**Work to complete:**
Only the lines from the top of the listing below to the line that has "const satisfaccionPromedio = 33.5;" should be echoed, with both ends kept and pictures left out.

— BEGIN —

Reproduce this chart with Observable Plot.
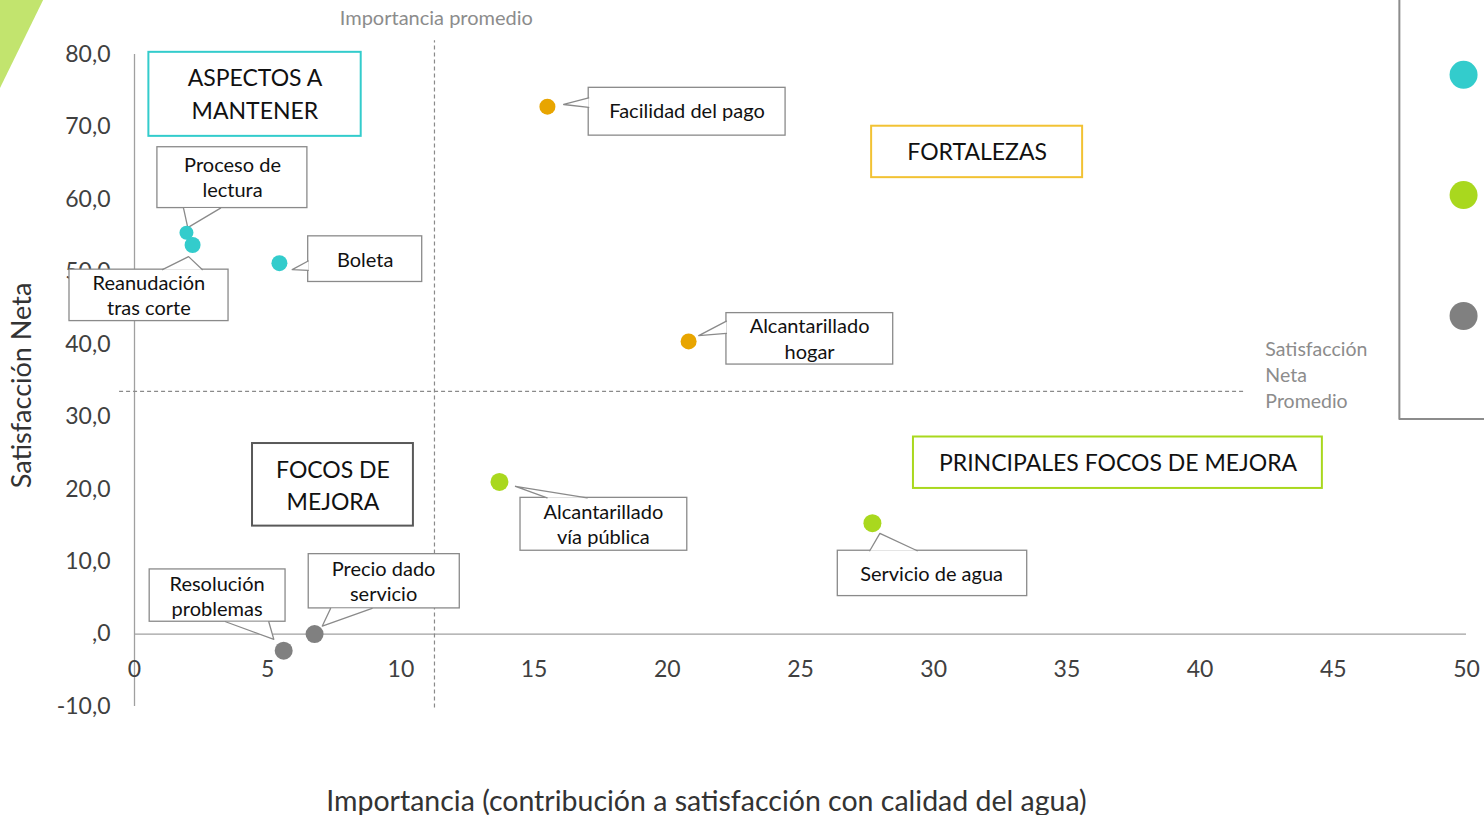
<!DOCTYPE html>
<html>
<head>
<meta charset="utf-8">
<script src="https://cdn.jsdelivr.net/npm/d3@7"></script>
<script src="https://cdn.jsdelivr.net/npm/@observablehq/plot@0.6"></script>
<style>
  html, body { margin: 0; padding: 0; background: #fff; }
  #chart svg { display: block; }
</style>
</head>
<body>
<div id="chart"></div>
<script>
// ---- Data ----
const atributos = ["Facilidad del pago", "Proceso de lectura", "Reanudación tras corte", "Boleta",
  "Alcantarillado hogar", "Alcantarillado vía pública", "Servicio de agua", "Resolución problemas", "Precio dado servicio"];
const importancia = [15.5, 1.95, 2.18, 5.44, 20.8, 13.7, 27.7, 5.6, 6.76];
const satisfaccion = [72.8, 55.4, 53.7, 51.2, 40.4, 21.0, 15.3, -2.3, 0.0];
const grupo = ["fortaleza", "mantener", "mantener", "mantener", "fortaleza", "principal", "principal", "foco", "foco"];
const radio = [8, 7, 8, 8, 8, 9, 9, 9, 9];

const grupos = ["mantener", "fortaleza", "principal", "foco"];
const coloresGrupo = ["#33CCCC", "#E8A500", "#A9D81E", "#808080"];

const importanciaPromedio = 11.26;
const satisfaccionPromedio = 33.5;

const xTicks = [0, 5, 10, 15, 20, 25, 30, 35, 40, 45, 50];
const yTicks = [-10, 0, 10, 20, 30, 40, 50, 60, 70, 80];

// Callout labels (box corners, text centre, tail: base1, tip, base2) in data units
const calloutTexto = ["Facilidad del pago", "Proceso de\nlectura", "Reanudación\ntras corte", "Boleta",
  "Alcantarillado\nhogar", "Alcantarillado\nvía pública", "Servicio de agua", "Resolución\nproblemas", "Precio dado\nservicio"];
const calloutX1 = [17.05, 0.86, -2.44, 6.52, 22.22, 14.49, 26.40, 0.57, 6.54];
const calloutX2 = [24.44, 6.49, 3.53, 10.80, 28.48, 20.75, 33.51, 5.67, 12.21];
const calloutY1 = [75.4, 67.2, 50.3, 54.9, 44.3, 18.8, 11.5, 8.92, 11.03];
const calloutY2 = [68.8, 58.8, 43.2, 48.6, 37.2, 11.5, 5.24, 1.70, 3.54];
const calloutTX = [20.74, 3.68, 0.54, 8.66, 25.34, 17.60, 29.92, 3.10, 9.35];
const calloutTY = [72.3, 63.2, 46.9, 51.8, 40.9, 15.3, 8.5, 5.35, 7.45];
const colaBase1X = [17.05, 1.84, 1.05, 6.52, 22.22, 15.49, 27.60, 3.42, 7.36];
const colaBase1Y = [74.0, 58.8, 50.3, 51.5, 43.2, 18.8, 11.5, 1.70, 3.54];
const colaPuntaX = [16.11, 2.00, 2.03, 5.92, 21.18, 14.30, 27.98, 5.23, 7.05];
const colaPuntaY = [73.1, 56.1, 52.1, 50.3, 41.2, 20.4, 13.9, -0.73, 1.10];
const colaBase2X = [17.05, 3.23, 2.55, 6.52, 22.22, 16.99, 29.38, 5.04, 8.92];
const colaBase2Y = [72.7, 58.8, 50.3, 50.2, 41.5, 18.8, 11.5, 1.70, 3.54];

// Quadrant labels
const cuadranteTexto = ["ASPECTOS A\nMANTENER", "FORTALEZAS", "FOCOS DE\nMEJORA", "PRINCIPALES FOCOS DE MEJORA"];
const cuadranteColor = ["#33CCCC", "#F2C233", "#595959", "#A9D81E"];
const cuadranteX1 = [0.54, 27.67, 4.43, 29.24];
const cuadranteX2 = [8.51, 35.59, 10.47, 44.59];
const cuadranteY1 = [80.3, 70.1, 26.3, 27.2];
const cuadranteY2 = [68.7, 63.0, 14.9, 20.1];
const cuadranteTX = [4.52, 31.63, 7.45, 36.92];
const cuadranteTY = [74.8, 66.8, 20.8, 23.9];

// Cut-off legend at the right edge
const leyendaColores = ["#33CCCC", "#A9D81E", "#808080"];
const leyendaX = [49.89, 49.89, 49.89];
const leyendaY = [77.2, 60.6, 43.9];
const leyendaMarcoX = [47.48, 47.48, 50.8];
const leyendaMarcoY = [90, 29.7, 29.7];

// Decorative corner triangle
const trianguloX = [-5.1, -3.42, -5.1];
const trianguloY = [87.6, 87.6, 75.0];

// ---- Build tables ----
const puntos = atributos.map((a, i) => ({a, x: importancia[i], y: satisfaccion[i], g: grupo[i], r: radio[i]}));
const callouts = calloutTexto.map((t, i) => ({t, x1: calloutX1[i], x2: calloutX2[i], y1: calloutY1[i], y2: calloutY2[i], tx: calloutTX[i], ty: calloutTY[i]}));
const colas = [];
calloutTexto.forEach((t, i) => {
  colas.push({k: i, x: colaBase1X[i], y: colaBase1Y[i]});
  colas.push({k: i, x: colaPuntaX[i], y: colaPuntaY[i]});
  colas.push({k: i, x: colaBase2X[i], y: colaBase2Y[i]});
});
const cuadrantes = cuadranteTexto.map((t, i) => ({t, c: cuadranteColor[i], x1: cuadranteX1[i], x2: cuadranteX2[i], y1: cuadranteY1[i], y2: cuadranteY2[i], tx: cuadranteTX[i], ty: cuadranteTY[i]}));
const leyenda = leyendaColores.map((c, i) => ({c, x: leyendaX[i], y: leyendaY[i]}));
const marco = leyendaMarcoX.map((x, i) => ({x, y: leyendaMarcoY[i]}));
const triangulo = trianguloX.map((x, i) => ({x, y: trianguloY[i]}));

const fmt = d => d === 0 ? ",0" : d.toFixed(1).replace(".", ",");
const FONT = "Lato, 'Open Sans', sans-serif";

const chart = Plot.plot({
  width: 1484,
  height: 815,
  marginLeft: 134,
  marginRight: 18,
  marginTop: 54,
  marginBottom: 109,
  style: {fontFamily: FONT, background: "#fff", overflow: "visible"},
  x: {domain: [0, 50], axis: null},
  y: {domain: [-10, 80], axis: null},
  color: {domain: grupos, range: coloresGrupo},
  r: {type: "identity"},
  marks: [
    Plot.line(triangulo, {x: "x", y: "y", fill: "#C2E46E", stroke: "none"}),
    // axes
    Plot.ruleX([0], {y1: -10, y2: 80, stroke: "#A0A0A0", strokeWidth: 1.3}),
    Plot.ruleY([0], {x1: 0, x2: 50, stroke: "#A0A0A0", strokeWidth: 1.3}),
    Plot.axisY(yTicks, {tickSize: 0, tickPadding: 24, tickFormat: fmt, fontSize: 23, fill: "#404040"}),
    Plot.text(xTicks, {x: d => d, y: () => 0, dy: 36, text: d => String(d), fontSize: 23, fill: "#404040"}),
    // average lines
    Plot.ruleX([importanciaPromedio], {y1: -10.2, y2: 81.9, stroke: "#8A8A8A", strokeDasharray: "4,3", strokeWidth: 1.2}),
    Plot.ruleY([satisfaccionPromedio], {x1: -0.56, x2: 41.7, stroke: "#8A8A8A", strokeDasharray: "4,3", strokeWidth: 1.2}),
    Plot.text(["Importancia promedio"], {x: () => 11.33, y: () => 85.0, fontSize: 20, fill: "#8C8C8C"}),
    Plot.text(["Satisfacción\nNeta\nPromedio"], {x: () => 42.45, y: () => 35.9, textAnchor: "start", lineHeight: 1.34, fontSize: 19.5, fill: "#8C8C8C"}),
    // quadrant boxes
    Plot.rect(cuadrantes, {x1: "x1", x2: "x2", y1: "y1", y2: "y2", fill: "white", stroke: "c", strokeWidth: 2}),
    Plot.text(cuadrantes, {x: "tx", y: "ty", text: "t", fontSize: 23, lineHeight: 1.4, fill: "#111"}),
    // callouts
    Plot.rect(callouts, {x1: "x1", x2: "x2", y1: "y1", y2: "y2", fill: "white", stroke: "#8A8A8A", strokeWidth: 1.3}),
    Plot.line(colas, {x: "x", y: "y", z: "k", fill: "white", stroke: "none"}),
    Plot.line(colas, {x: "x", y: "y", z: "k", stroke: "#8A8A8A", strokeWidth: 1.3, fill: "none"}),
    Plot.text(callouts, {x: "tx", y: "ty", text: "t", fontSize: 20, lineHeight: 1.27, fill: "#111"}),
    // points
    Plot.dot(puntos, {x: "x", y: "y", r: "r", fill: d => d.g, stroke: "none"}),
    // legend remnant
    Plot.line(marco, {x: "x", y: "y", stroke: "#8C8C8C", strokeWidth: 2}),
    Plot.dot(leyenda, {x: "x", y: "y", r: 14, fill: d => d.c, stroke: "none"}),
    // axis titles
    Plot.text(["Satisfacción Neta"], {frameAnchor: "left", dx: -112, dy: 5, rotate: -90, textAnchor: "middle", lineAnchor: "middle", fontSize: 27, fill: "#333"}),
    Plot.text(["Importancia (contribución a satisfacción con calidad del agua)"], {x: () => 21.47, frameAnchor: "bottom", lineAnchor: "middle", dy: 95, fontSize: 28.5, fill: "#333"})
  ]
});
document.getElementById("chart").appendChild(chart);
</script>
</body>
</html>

— END —

**Response to this task:**
Reproduce this chart with Observable Plot.
<!DOCTYPE html>
<html>
<head>
<meta charset="utf-8">
<script src="https://cdn.jsdelivr.net/npm/d3@7"></script>
<script src="https://cdn.jsdelivr.net/npm/@observablehq/plot@0.6"></script>
<style>
  html, body { margin: 0; padding: 0; background: #fff; }
  #chart svg { display: block; }
</style>
</head>
<body>
<div id="chart"></div>
<script>
// ---- Data ----
const atributos = ["Facilidad del pago", "Proceso de lectura", "Reanudación tras corte", "Boleta",
  "Alcantarillado hogar", "Alcantarillado vía pública", "Servicio de agua", "Resolución problemas", "Precio dado servicio"];
const importancia = [15.5, 1.95, 2.18, 5.44, 20.8, 13.7, 27.7, 5.6, 6.76];
const satisfaccion = [72.8, 55.4, 53.7, 51.2, 40.4, 21.0, 15.3, -2.3, 0.0];
const grupo = ["fortaleza", "mantener", "mantener", "mantener", "fortaleza", "principal", "principal", "foco", "foco"];
const radio = [8, 7, 8, 8, 8, 9, 9, 9, 9];

const grupos = ["mantener", "fortaleza", "principal", "foco"];
const coloresGrupo = ["#33CCCC", "#E8A500", "#A9D81E", "#808080"];

const importanciaPromedio = 11.26;
const satisfaccionPromedio = 33.5;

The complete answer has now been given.